Retirement-age Americans are learning to live with less and work longer due to record debt.

In a conversation thread around retirement plans on Reddit, users were quick to share their ongoing financial struggles, particularly connected to retirement. Some have even foregone retiring at the expected age altogether.

“I was thinking I was going to retire at 63 (now!) but decided to keep working my somewhat part time job sometimes full-time job,” Reddit user steel_city_sweetie shared. “We thought we would sell our house, rent a small apartment and buy and RV and do a lot of traveling around the country. Now I am not so sure that’s a good idea.”

The user went on to say that rent on a small apartment is higher than their mortgage payment. But as taxes and insurance cost more than $700 a month, they’ve been unable to make their initial retirement dreams a reality.

“I know we should have been more diligent about paying off our house. I just wasn’t worried about it because I figured eventually we would sell it and buy something smaller with the equity. Now we can’t even find a small house for what we have in equity unless we move out into the outer suburbs,” steel_city_sweetie wrote.

Still, others feel despite the economic hurdles, retiring at the age they planned is the only option.

“It comes to mind every now and then but I’m standing firm on my retirement at 62,” user bicyclemom wrote. “Economic boom/bust cycles are going to happen whether or not I’m working. But I have a shelf life that’s finite and I can live on a little less if I have to. Time to enjoy the fruits of my labor.”

Americans Are Amassing Record Debt

These stories are becoming more common as Americans amass a record amount of debt.

Roughly two-thirds of working Americans age 55 and older said they intend to delay retirement or are unsure if they will be able to retire when they want, according to an Axios-Ipsos poll that was published in July.

This news arrives as household debt reaches record levels. According to the New York Federal Reserve in August, total household debt was at its highest ever, at $17.06 trillion in the second quarter of 2023. Credit card debt in particular rose by $45 billion to a record $1.03 trillion.

The debt is weighing down dreams of retirement for many seniors, with 70 percent surveyed saying they don’t think they’ll be able to retire because they can’t afford it.

“Financial worries are the main reasons people feel they can’t retire,” Axios said in the report. “When it comes to how Americans finance retirement, few feel Social Security will cover most of their expenses. Instead, most Americans—both retired and those who aren’t—look to retirement accounts to finance this life stage.”

Nearly half of those aged 55 and above have had to change their retirement strategies due to outside economic factors, the poll found. These changes can likely be attributed to high inflation and interest rates, forcing many Americans to curb their monthly spending on essentials like groceries and clothing.

“The economy was a worry due to the volatility of macroeconomic forces like inflation and recession, and the resulting impacts on the stock markets and investment performance,” according to Ubiquity in a report.

Safeguarding Your Retirement

Financial planners often recommend replacing around 80 percent of your pre-retirement income to continue living comfortably as you leave the workforce. This is far from average, however, with the Motley Fool reporting last month that 25 percent of Americans have no retirement savings.

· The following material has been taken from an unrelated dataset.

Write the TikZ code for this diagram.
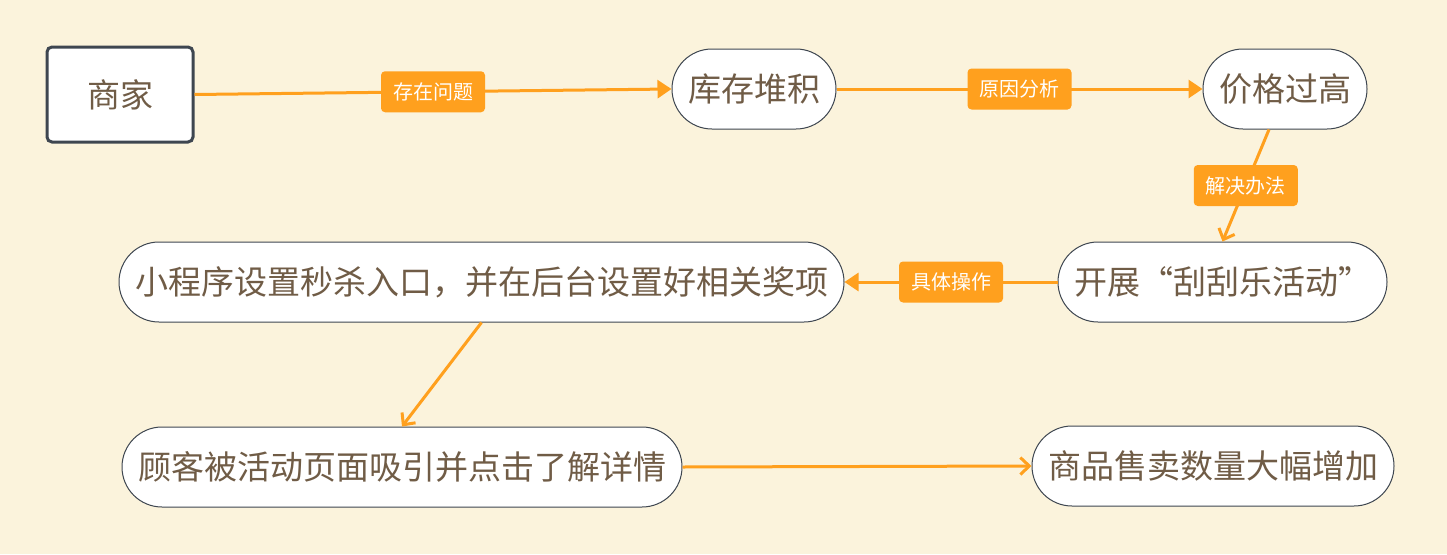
\documentclass[tikz,border=0pt]{standalone}
\usepackage{fontspec}
\setmainfont{Noto Sans CJK SC}
\usetikzlibrary{arrows.meta,positioning}
\definecolor{bgcream}{RGB}{251,243,220}
\definecolor{flow}{RGB}{255,160,30}
\definecolor{ink}{RGB}{112,92,70}
\definecolor{rim}{RGB}{62,70,80}
\tikzset{
  pill/.style={rectangle, rounded corners=40pt, draw=rim, line width=1pt, fill=white, text=ink, font=\fontsize{33}{36}\selectfont, minimum height=80pt, inner sep=0pt},
  tag/.style={rectangle, rounded corners=4pt, fill=flow, text=white, font=\fontsize{20}{23}\selectfont, minimum width=104pt, minimum height=41pt, inner sep=0pt},
  farr/.style={-{Triangle[length=14pt,width=18pt]}, line width=3pt, flow},
  oarr/.style={-{Straight Barb[length=9pt,width=17pt]}, line width=3pt, flow}
}

\begin{document}
\begin{tikzpicture}[x=1pt, y=-1pt,
    start/.style={rectangle, rounded corners=5pt, draw=rim, line width=3pt, fill=white, text=ink, font=\fontsize{33}{36}\selectfont, minimum width=146pt, minimum height=95pt, inner sep=0pt}
  ]
    \fill[bgcream] (0,0) rectangle (1447,554);

    \node[start] (sj) at (120,94.5) {商家};
    \node[pill, minimum width=164pt] (kc) at (754,89) {库存堆积};
    \node[pill, minimum width=164pt] (jg) at (1285,89) {价格过高};
    \node[pill, minimum width=329pt] (kz) at (1222.5,282) {开展“刮刮乐活动”};
    \node[pill, minimum width=725pt] (xcx) at (481.5,282) {小程序设置秒杀入口，并在后台设置好相关奖项};
    \node[pill, minimum width=560pt] (gk) at (402,467) {顾客被活动页面吸引并点击了解详情};
    \node[pill, minimum width=362pt] (sp) at (1213,466) {商品售卖数量大幅增加};

    \draw[farr] (sj.east) -- node[tag] (q1) {存在问题} (kc.west);
    \draw[farr] (kc.east) -- node[tag] (q2) {原因分析} (jg.west);
    \draw[oarr] ([xshift=-16pt]jg.south) -- node[tag] (q3) {解决办法} (kz.north);
    \draw[farr] (kz.west) -- node[tag] (q4) {具体操作} (xcx.east);
    \draw[oarr] (xcx.south) -- (gk.north);
    \draw[oarr] (gk.east) -- (sp.west);
  \end{tikzpicture}
\end{document}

As economic conditions remain unstable, Congress has passed legislation to safeguard Americans’ future retirements.

The Secure Act of 2019 was passed under the Trump administration, changing most popular retirement plans used in the United States. The bill raised the minimum age for required minimum distributions to 72, but some don’t think it’s enough to make their retirement dreams a reality.

Still, Fidelity found that retirement account balances grew in the first to second quarter of this year.

“Americans have experienced some tumultuous years, but through Congress’ investment in retirement savings through the Secure Act of 2019, as well as individuals’ continued commitment to save, we are optimistic for the future of retirement security,” Kevin Barry, the Fidelity Investments president of workplace investing, wrote earlier this year.

But as the rising debt record shows, just because Americans are increasing their overall savings doesn’t mean they aren’t losing a solid chunk to credit card debt.

Credit card balances reached $986 billion this year even as interest rates surged with the average moving past 20 percent.

Seniors Aren’t the Only Ones Suffering

It’s not just seniors who are suffering either—debt is especially concentrated among the young.

“Bankcard balances and originations continue to climb as consumers seek ways to cope with inflation, and this is particularly the case among Gen Z consumers, who have seen growth of 19 percent in originations YoY and 64 percent in balances over the same period,” TransUnion said in a report from February.

The debt problem has been growing over a span of 20 years, with 2021 levels for those aged 50 to 59 twice as high as two decades ago, according to the New York Fed.